Start Data
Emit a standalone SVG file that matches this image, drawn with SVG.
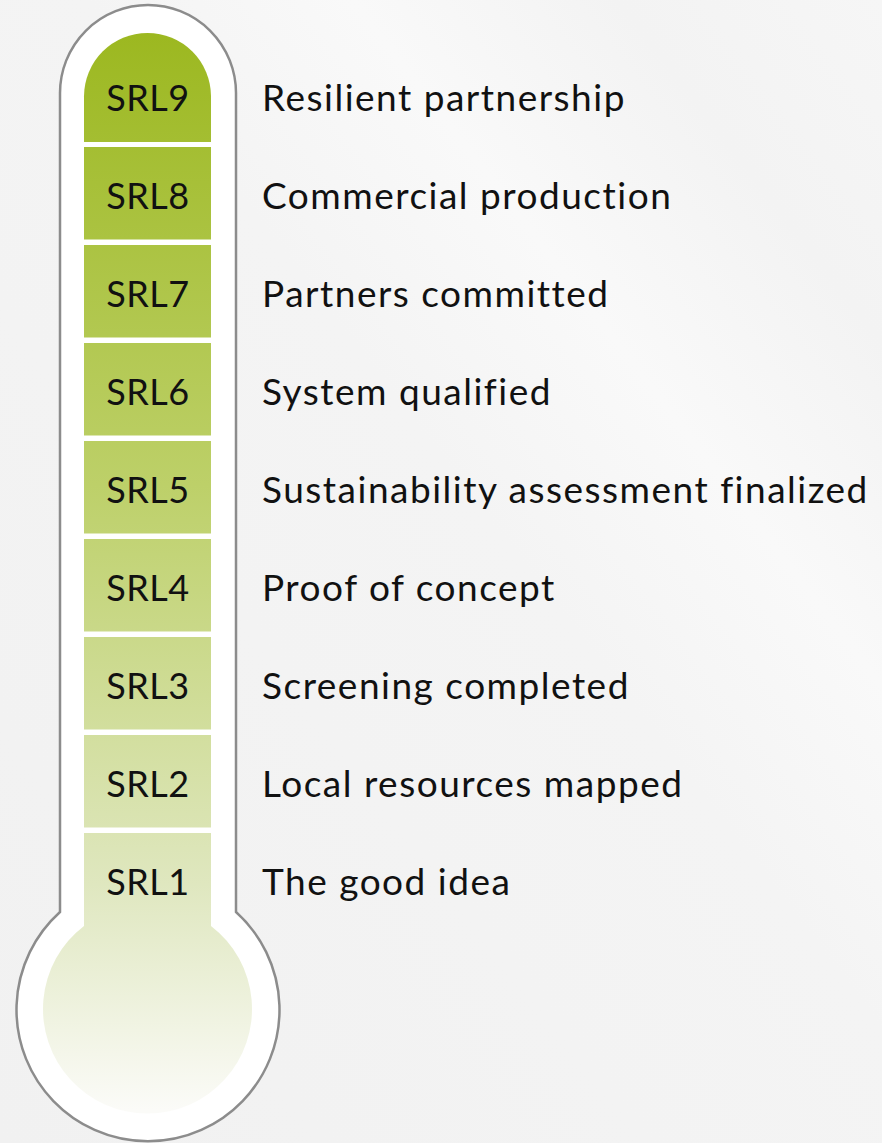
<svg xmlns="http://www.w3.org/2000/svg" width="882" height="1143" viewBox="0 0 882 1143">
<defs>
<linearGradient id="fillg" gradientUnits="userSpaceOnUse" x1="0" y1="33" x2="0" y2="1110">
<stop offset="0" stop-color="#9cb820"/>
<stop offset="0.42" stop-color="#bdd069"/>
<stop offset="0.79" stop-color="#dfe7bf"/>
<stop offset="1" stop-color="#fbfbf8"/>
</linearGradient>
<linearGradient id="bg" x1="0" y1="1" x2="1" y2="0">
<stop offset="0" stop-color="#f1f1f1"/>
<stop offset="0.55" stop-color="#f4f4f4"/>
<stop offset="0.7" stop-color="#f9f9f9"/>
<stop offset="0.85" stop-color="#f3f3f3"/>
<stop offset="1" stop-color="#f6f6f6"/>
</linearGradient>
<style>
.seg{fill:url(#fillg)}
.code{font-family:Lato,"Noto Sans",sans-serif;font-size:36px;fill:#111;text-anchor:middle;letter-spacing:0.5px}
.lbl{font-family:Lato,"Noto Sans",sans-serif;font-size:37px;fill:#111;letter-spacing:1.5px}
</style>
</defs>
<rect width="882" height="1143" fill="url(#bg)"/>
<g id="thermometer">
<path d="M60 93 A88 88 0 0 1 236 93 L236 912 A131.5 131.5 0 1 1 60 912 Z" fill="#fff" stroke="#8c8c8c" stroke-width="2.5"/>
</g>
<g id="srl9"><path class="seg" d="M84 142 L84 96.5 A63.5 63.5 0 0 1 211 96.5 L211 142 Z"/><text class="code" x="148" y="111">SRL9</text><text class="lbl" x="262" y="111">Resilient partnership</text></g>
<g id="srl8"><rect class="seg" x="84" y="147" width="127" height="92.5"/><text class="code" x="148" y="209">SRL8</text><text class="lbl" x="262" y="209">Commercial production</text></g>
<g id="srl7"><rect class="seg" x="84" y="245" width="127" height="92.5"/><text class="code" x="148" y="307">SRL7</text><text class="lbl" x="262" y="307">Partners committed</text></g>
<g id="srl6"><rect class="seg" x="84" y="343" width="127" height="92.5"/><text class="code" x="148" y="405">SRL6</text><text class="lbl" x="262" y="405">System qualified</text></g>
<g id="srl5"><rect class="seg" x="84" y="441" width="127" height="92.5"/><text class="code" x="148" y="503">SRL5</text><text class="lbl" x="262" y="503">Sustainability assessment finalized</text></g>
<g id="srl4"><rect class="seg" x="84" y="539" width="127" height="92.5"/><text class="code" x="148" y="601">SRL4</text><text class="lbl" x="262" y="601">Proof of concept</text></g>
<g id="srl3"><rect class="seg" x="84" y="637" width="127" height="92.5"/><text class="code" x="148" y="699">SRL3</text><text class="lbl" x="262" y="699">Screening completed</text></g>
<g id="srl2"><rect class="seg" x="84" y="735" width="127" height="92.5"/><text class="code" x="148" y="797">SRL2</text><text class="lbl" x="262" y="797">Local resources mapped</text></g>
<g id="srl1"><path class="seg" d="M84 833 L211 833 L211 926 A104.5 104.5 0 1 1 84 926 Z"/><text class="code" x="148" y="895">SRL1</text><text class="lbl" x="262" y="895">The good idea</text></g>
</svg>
End Data
The data above needs to be retyped exactly, with the images left out.

Emit a standalone SVG file that matches this image, drawn with SVG.
<svg xmlns="http://www.w3.org/2000/svg" width="882" height="1143" viewBox="0 0 882 1143">
<defs>
<linearGradient id="fillg" gradientUnits="userSpaceOnUse" x1="0" y1="33" x2="0" y2="1110">
<stop offset="0" stop-color="#9cb820"/>
<stop offset="0.42" stop-color="#bdd069"/>
<stop offset="0.79" stop-color="#dfe7bf"/>
<stop offset="1" stop-color="#fbfbf8"/>
</linearGradient>
<linearGradient id="bg" x1="0" y1="1" x2="1" y2="0">
<stop offset="0" stop-color="#f1f1f1"/>
<stop offset="0.55" stop-color="#f4f4f4"/>
<stop offset="0.7" stop-color="#f9f9f9"/>
<stop offset="0.85" stop-color="#f3f3f3"/>
<stop offset="1" stop-color="#f6f6f6"/>
</linearGradient>
<style>
.seg{fill:url(#fillg)}
.code{font-family:Lato,"Noto Sans",sans-serif;font-size:36px;fill:#111;text-anchor:middle;letter-spacing:0.5px}
.lbl{font-family:Lato,"Noto Sans",sans-serif;font-size:37px;fill:#111;letter-spacing:1.5px}
</style>
</defs>
<rect width="882" height="1143" fill="url(#bg)"/>
<g id="thermometer">
<path d="M60 93 A88 88 0 0 1 236 93 L236 912 A131.5 131.5 0 1 1 60 912 Z" fill="#fff" stroke="#8c8c8c" stroke-width="2.5"/>
</g>
<g id="srl9"><path class="seg" d="M84 142 L84 96.5 A63.5 63.5 0 0 1 211 96.5 L211 142 Z"/><text class="code" x="148" y="111">SRL9</text><text class="lbl" x="262" y="111">Resilient partnership</text></g>
<g id="srl8"><rect class="seg" x="84" y="147" width="127" height="92.5"/><text class="code" x="148" y="209">SRL8</text><text class="lbl" x="262" y="209">Commercial production</text></g>
<g id="srl7"><rect class="seg" x="84" y="245" width="127" height="92.5"/><text class="code" x="148" y="307">SRL7</text><text class="lbl" x="262" y="307">Partners committed</text></g>
<g id="srl6"><rect class="seg" x="84" y="343" width="127" height="92.5"/><text class="code" x="148" y="405">SRL6</text><text class="lbl" x="262" y="405">System qualified</text></g>
<g id="srl5"><rect class="seg" x="84" y="441" width="127" height="92.5"/><text class="code" x="148" y="503">SRL5</text><text class="lbl" x="262" y="503">Sustainability assessment finalized</text></g>
<g id="srl4"><rect class="seg" x="84" y="539" width="127" height="92.5"/><text class="code" x="148" y="601">SRL4</text><text class="lbl" x="262" y="601">Proof of concept</text></g>
<g id="srl3"><rect class="seg" x="84" y="637" width="127" height="92.5"/><text class="code" x="148" y="699">SRL3</text><text class="lbl" x="262" y="699">Screening completed</text></g>
<g id="srl2"><rect class="seg" x="84" y="735" width="127" height="92.5"/><text class="code" x="148" y="797">SRL2</text><text class="lbl" x="262" y="797">Local resources mapped</text></g>
<g id="srl1"><path class="seg" d="M84 833 L211 833 L211 926 A104.5 104.5 0 1 1 84 926 Z"/><text class="code" x="148" y="895">SRL1</text><text class="lbl" x="262" y="895">The good idea</text></g>
</svg>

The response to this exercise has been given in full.